Here are 5 developments of interest to fans:

(1) When Aussiecon 4 GoH Shaun Tan was interviewed by Western Australia Today he spoke persuasively about the similarity of science and art:

“I think there is great similarity between science and art,” he said.

“The fact that they are fairly separate disciplines in our time says something about our culture.

“What they have in common is a curiosity about reality, and casting of the imagination over initial perception.

“Scientific ideas are profound acts of the imagination, prior to all testing and calculation, and similarly, all works of art are a series of hypotheses that have been put to experimental test on paper or canvas.”

(2) Megan Reid’s guest post about “Being a Bad Reader” is actually about reading quirks. It’s a fine post on its own terms, but after experiencing a sense of disappointment I realized that what I really hoped to find was someone at long last balancing fan criticism with examples of reviews by people who simply misread what was in front of them.    

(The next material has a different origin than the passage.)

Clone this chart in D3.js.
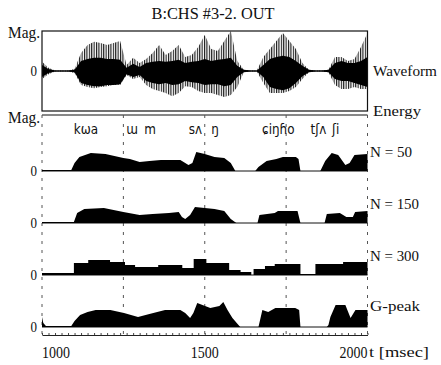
<!DOCTYPE html>
<html>
<head>
<meta charset="utf-8">
<script src="https://cdnjs.cloudflare.com/ajax/libs/d3/7.8.5/d3.min.js"></script>
<style>
  body { margin: 0; background: #fff; }
  svg { display: block; }
</style>
</head>
<body>
<script>
// waveform envelope (percent of full scale), one sample per 20 ms
var wfTime = [1000,1020,1040,1060,1080,1100,1120,1140,1160,1180,1200,1220,1240,1260,1280,1300,1320,1340,1360,1380,
  1400,1420,1440,1460,1480,1500,1520,1540,1560,1580,1600,1620,1640,1660,1680,1700,1720,1740,1760,1780,
  1800,1820,1840,1860,1880,1900,1920,1940,1960,1980,2000];
var wfSpikeUp = [23,8,1,1,1,5,45,65,73,70,65,70,75,15,33,20,30,45,65,40,
  50,65,35,40,60,90,55,50,75,100,25,3,1,1,35,55,75,95,75,55,
  20,3,1,1,3,35,35,25,30,60,95];
var wfCoreUp = [15,5,1,1,1,3,25,30,33,33,30,30,28,8,18,10,20,23,25,23,
  25,28,20,23,25,30,25,28,30,33,13,3,1,1,15,30,35,38,35,25,
  13,3,1,1,3,20,25,20,20,25,35];
var wfCoreLo = [-15,-5,-1,-1,-1,-3,-30,-35,-38,-38,-35,-35,-33,-8,-15,-10,-25,-30,-33,-30,
  -35,-33,-25,-28,-30,-35,-33,-33,-38,-35,-15,-3,-1,-1,-15,-40,-45,-48,-43,-30,
  -13,-3,-1,-1,-3,-20,-25,-25,-30,-35,-40];
var wfSpikeLo = [-20,-8,-1,-1,-1,-5,-35,-40,-43,-40,-38,-35,-35,-10,-20,-15,-35,-45,-50,-55,
  -63,-55,-38,-40,-50,-55,-55,-60,-65,-60,-40,-3,-1,-1,-30,-55,-55,-55,-50,-40,
  -20,-3,-1,-1,-3,-35,-45,-45,-40,-45,-45];

// short-time energy, arbitrary units
var n50Time = [1000,1090,1100,1115,1150,1195,1250,1270,1300,1330,1365,1425,1450,1462,1474,1500,1530,1560,1580,1594,
  1655,1665,1690,1720,1740,1780,1788,1794,1855,1870,1890,1910,1932,1945,1960,2000];
var n50Val = [1,1,8,14,18,17,13,12,9,10,11,11,6,8,19,17,14,13,8,0,
  0,4,10,12,14,14,12,0,0,10,18,16,6,8,16,17];

var n150Time = [1000,1098,1108,1130,1190,1250,1300,1340,1390,1420,1430,1440,1455,1470,1530,1560,1580,1597,
  1662,1668,1715,1725,1785,1794,1868,1875,1915,1935,1955,1962,2000];
var n150Val = [1,1,10,14,15,11,8,9,10,11,6,4,8,16,14,12,4,0,
  0,8,10,12,12,0,0,9,10,6,6,11,12];

var n300Time = [1000,1098,1142,1209,1255,1286,1357,1431,1466,1505,1575,1610,1643,1650,1685,1715,1794,1840,1925,2000];
var n300Val = [2,12,15,13,10,8,10,7,16,12,5,3,0,6,9,11,1,11,13,13];

var gpTime = [1000,1004,1012,1090,1100,1117,1140,1165,1210,1252,1295,1330,1378,1425,1440,1455,1465,1477,1517,1545,
  1557,1570,1585,1609,1665,1677,1695,1717,1778,1790,1794,1875,1880,1886,1902,1932,1948,1963,2000];
var gpVal = [10,4,1,1,6,12,15,17,17,14,10,13,17,17,14,9,14,24,19,21,
  25,17,9,0,0,17,15,19,19,17,0,0,2,10,22,22,9,17,17];

var trackNames = ["N = 50", "N = 150", "N = 300", "G-peak"];
var xLabels = [1000, 1500, 2000];
var gridTimes = [1250, 1500, 1750];
var phones = ["kωa", "ɯ", "m", "sʌ", "ŋ", "ɕiŋɦo", "tʃʌ", "ʃi"];
var phoneTime = [1135, 1277, 1332, 1471, 1532, 1726, 1849, 1902];

var W = 441, H = 365;
var left = 42, right = 367.5;
var svg = d3.select("body").append("svg").attr("width", W).attr("height", H);

var x = d3.scaleLinear().domain([1000, 2000]).range([left, right]);

// text helper: the scanned lettering is a bit taller than it is wide
function txt(px, py, s, o) {
  o = o || {};
  var t = svg.append("text")
    .attr("transform", "translate(" + px + "," + py + ") scale(1," + (o.sy || 1.2) + ")")
    .attr("font-family", o.ff || "'Liberation Serif', serif")
    .attr("font-size", o.fs || 13)
    .attr("text-anchor", o.anchor || "start")
    .attr("dy", "0.35em")
    .attr("fill", "#111")
    .text(s);
  if (o.w) t.attr("textLength", o.w).attr("lengthAdjust", "spacingAndGlyphs");
  return t;
}

// hatch for the light spikes of the waveform
var defs = svg.append("defs");
defs.append("pattern").attr("id", "hatch").attr("patternUnits", "userSpaceOnUse")
  .attr("width", 2.4).attr("height", 4)
  .append("rect").attr("width", 1.1).attr("height", 4).attr("fill", "#111");

// title
txt(213, 13, "B:CHS #3-2. OUT", { anchor: "middle", fs: 14, w: 123 });

// ---- waveform panel
var yW = d3.scaleLinear().domain([-100, 100]).range([111, 31]);
var wf = wfTime.map(function (t, i) {
  return { t: t, su: wfSpikeUp[i], cu: wfCoreUp[i], cl: wfCoreLo[i], sl: wfSpikeLo[i] };
});

svg.append("line").attr("x1", left).attr("x2", right).attr("y1", yW(0)).attr("y2", yW(0))
  .attr("stroke", "#111").attr("stroke-width", 1);

svg.append("path").datum(wf)
  .attr("d", d3.area().x(function (d) { return x(d.t); })
    .y0(function (d) { return yW(d.sl); }).y1(function (d) { return yW(d.su); }))
  .attr("fill", "url(#hatch)");

svg.append("path").datum(wf)
  .attr("d", d3.area().x(function (d) { return x(d.t); })
    .y0(function (d) { return yW(d.cl); }).y1(function (d) { return yW(d.cu); }))
  .attr("fill", "#000");

svg.append("rect").attr("x", left).attr("y", 31).attr("width", right - left).attr("height", 80)
  .attr("fill", "none").attr("stroke", "#111").attr("stroke-width", 1.2);

txt(40, 32, "Mag.", { anchor: "end", fs: 14, w: 32 });
txt(37, yW(0), "0", { anchor: "end", fs: 13 });
txt(373, yW(0), "Waveform", { fs: 13, w: 64 });

// ---- energy panel
var eTop = 115, eBottom = 335;
svg.append("line").attr("x1", left).attr("x2", right).attr("y1", eTop).attr("y2", eTop)
  .attr("stroke", "#111").attr("stroke-width", 1);
txt(40, 117, "Mag.", { anchor: "end", fs: 14, w: 32 });
txt(373, 111, "Energy", { fs: 13, w: 48 });

// dashed frame sides and grid
[left, right].forEach(function (px) {
  svg.append("line").attr("x1", px).attr("x2", px).attr("y1", eTop).attr("y2", eBottom)
    .attr("stroke", "#555").attr("stroke-width", 1).attr("stroke-dasharray", "3,6");
});
svg.selectAll("line.grid").data(gridTimes).enter().append("line")
  .attr("class", "grid")
  .attr("x1", function (d) { return x(d); }).attr("x2", function (d) { return x(d); })
  .attr("y1", eTop).attr("y2", eBottom)
  .attr("stroke", "#555").attr("stroke-width", 1).attr("stroke-dasharray", "3,6");

// phonetic transcription
phones.forEach(function (p, i) {
  txt(x(phoneTime[i]), 129, p, { anchor: "middle", fs: 12, ff: "'DejaVu Sans', sans-serif", sy: 1.1 });
});

var tracks = [
  { t: n50Time, v: n50Val, curve: d3.curveLinear },
  { t: n150Time, v: n150Val, curve: d3.curveLinear },
  { t: n300Time, v: n300Val, curve: d3.curveStepAfter },
  { t: gpTime, v: gpVal, curve: d3.curveLinear }
];
var trackY = d3.scalePoint().domain(trackNames).range([171, 327]);
var yE = d3.scaleLinear().domain([0, 30]).range([0, -30]);

tracks.forEach(function (tr, k) {
  var name = trackNames[k];
  var g = svg.append("g").attr("transform", "translate(0," + trackY(name) + ")");
  var pts = tr.t.map(function (t, i) { return [t, tr.v[i]]; });
  g.append("line").attr("x1", left).attr("x2", right).attr("y1", 0).attr("y2", 0)
    .attr("stroke", "#111").attr("stroke-width", 1);
  g.append("path").datum(pts)
    .attr("d", d3.area().curve(tr.curve)
      .x(function (d) { return x(d[0]); })
      .y0(yE(0)).y1(function (d) { return yE(d[1]); }))
    .attr("fill", "#000");
  txt(37, trackY(name), "0", { anchor: "end", fs: 13 });
  txt(370, trackY(name) - (k === 3 ? 21 : 19), name, { fs: 13, w: (k === 0 ? 42 : k === 3 ? 50 : 49) });
});

// ---- time axis
var minor = d3.range(1000, 2001, 20);
svg.append("g").attr("transform", "translate(0," + eBottom + ")")
  .call(d3.axisBottom(x).tickValues(minor).tickSize(-2).tickSizeOuter(0).tickFormat(""))
  .call(function (g) {
    g.select(".domain").attr("stroke", "#222");
    g.selectAll(".tick line").attr("stroke", "#444");
  });

xLabels.forEach(function (v, i) {
  txt(x(v), 352, String(v), { anchor: i === 0 ? "start" : i === 1 ? "middle" : "end", fs: 14 });
});
txt(369, 352, "t [msec]", { fs: 13, w: 60 });
</script>
</body>
</html>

(3) A library in South Yorkshire got a book back 45 years overdue. The paperback first edition copy of Quatermass and the Pit by Nigel Kneale was borrowed on September 24, 1965. The borrower’s name will remain forever unknown because library records don’t go back that far. And while a library can always use a windfall, the penalty for keeping the book so long wouldn’t have been very much: all fines are capped at 6 pounds ($9).

(4) From Letters of Note: Philip K. Dick sent the outline of A Scanner Darkly to his agent with  a cover letter full of excitement:

P.S. I swear, Scott, this is shaping up to be the greatest novel ever written. Or at least the greatest novel I’ve ever written, anyhow.

(5) From Scifiwire: “Guy spends 3 years building Minas Tirith out of 420,000 matches.” Awesome picture. But watch out for trolls — the very first comment is, “some lighter fluid, and one more match we can do what Sauron wasn’t able to.”